In statistics, an expectation–maximization (EM) algorithm is an iterative method to find maximum likelihood or maximum a posteriori (MAP) estimates of parameters in statistical models, where the model depends on unobserved latent variables. The EM iteration alternates between performing an expectation (E) step, which creates a function for the expectation of the log-likelihood evaluated using the current estimate for the parameters, and a maximization (M) step, which computes parameters maximizing the expected log-likelihood found on the E step. These parameter-estimates are then used to determine the distribution of the latent variables in the next E step.

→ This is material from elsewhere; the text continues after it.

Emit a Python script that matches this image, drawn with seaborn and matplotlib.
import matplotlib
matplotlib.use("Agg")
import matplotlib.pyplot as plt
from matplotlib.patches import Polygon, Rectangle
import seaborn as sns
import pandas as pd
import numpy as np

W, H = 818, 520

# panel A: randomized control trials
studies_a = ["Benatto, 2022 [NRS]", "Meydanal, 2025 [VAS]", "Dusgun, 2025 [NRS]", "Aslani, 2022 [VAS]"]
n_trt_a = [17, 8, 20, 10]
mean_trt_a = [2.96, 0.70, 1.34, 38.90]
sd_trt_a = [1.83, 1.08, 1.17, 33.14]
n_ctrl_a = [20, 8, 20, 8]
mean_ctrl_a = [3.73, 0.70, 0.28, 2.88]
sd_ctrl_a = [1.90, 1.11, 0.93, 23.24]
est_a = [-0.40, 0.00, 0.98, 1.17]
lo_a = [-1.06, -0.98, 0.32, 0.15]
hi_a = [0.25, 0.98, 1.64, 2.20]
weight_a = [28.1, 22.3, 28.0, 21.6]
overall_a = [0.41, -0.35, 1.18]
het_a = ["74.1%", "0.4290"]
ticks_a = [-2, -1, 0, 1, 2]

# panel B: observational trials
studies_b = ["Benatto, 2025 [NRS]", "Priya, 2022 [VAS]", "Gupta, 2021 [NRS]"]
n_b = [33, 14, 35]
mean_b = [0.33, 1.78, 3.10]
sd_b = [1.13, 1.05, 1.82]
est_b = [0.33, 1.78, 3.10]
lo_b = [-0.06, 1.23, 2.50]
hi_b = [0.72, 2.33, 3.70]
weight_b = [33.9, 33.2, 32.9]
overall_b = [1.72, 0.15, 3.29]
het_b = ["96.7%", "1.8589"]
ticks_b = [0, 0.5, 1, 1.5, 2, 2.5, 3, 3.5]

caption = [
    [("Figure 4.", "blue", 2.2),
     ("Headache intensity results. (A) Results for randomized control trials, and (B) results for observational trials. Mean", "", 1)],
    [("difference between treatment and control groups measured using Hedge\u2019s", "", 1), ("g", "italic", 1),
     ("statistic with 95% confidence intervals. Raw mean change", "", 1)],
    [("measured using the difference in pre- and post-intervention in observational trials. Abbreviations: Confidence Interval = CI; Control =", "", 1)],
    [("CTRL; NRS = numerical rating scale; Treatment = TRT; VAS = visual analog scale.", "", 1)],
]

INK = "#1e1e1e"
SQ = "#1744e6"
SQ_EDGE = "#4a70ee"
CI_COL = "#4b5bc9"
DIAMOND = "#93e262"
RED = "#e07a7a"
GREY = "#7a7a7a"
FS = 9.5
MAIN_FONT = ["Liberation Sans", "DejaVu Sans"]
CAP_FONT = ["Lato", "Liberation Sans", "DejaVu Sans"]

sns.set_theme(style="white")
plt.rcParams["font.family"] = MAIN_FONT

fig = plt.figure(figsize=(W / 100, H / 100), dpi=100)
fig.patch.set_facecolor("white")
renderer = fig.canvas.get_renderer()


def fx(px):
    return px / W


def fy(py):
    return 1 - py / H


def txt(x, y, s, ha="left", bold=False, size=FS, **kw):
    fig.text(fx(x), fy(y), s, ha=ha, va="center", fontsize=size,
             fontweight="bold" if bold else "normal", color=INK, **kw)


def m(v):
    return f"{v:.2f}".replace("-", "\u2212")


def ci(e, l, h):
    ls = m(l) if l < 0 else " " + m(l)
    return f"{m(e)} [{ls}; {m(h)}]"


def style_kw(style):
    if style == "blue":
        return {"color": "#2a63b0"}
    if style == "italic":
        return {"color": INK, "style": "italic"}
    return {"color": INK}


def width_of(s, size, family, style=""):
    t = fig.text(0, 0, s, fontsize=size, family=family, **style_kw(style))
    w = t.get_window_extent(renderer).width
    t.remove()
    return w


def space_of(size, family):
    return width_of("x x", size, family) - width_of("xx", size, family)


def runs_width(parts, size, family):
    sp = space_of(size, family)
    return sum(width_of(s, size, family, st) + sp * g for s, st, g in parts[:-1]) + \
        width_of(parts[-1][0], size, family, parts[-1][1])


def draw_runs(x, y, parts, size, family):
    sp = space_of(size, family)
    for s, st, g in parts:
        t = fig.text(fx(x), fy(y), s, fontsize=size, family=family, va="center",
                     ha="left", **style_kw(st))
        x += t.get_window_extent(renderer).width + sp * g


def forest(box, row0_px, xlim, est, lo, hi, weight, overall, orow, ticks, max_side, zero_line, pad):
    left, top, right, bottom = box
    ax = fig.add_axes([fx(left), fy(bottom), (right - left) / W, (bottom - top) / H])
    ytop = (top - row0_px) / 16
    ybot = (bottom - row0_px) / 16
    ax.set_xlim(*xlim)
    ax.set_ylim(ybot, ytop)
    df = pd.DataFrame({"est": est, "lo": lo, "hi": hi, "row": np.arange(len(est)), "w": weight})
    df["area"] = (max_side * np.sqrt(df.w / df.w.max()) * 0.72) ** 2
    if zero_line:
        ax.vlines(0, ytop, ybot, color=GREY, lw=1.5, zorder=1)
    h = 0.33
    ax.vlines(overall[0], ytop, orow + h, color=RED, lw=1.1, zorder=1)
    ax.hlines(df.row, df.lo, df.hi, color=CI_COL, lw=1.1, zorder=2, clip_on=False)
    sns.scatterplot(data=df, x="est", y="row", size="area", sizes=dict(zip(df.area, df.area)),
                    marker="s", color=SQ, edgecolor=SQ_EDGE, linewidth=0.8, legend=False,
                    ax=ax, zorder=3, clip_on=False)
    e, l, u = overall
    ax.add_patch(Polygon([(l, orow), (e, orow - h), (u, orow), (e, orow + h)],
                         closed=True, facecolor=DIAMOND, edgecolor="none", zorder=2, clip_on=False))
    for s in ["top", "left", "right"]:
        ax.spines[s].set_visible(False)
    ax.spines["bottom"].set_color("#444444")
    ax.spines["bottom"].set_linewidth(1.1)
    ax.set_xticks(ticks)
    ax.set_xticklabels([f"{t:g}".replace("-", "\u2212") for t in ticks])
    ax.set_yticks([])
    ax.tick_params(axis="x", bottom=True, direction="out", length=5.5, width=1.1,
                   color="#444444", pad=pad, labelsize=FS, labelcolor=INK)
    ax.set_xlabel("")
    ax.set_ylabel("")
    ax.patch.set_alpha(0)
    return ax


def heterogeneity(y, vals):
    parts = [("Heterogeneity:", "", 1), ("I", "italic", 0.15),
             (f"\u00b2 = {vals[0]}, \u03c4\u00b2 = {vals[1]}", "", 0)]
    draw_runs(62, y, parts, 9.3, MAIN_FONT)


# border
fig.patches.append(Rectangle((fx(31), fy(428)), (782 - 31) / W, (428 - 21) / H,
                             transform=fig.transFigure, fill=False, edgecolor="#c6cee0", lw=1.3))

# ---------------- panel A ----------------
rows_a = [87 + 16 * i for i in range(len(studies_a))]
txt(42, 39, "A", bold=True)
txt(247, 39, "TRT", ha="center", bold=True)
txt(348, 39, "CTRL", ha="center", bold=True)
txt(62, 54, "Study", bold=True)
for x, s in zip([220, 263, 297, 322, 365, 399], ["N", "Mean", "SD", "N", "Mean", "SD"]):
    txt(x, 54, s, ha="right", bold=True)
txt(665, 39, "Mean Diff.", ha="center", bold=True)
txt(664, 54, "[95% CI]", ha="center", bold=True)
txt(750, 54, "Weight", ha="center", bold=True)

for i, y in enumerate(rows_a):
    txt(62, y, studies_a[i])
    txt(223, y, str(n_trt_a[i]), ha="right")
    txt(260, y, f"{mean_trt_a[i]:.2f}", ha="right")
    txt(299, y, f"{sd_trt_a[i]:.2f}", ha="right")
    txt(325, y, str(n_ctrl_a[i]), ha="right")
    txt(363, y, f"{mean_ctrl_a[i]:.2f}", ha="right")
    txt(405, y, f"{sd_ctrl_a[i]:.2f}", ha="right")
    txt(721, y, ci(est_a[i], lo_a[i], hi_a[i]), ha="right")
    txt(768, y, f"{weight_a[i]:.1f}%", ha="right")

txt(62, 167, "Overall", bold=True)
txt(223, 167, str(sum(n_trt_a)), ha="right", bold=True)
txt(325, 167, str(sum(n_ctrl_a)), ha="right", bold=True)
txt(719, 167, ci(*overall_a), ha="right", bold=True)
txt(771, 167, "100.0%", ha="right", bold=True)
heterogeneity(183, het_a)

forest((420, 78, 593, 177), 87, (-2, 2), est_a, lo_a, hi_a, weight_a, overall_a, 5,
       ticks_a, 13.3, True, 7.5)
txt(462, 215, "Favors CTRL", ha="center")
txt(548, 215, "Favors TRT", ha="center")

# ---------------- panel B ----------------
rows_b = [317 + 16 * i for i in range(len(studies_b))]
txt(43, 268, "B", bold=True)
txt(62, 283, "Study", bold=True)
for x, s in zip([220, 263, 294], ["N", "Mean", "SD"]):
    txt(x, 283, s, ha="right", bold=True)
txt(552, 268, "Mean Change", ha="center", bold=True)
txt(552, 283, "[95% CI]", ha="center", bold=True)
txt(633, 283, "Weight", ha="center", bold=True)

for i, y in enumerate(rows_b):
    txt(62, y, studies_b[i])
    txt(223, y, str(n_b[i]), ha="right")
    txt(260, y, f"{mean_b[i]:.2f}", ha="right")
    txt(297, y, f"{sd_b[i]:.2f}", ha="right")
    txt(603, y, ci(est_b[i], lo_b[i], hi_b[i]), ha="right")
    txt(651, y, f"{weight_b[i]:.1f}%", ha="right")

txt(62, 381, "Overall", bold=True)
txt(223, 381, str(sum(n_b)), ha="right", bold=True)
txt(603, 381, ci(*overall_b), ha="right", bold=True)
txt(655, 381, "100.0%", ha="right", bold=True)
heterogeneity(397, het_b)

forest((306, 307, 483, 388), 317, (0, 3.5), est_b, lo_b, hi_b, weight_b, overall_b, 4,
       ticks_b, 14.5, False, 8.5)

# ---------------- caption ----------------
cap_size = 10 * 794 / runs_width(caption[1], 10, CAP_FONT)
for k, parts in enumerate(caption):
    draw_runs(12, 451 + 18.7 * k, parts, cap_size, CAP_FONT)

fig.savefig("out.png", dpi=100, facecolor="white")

The EM algorithm was explained and given its name in a classic 1977 paper by Arthur Dempster, Nan Laird, and Donald Rubin. They pointed out that the method had been "proposed many times in special circumstances" by earlier authors. A very detailed treatment of the EM method for exponential families was published by Rolf Sundberg in his thesis and several papers following his collaboration with Per Martin-Löf and Anders Martin-Löf. The Dempster–Laird–Rubin paper in 1977 generalized the method and sketched a convergence analysis for a wider class of problems. Regardless of earlier inventions, the innovative Dempster–Laird–Rubin paper in the Journal of the Royal Statistical Society received an enthusiastic discussion at the Royal Statistical Society meeting with Sundberg calling the paper "brilliant". The Dempster–Laird–Rubin paper established the EM method as an important tool of statistical analysis.

The convergence analysis of the Dempster–Laird–Rubin paper was flawed and a correct convergence analysis was published by C. F. Jeff Wu in 1983. Wu's proof established the EM method's convergence outside of the exponential family, as claimed by Dempster–Laird–Rubin.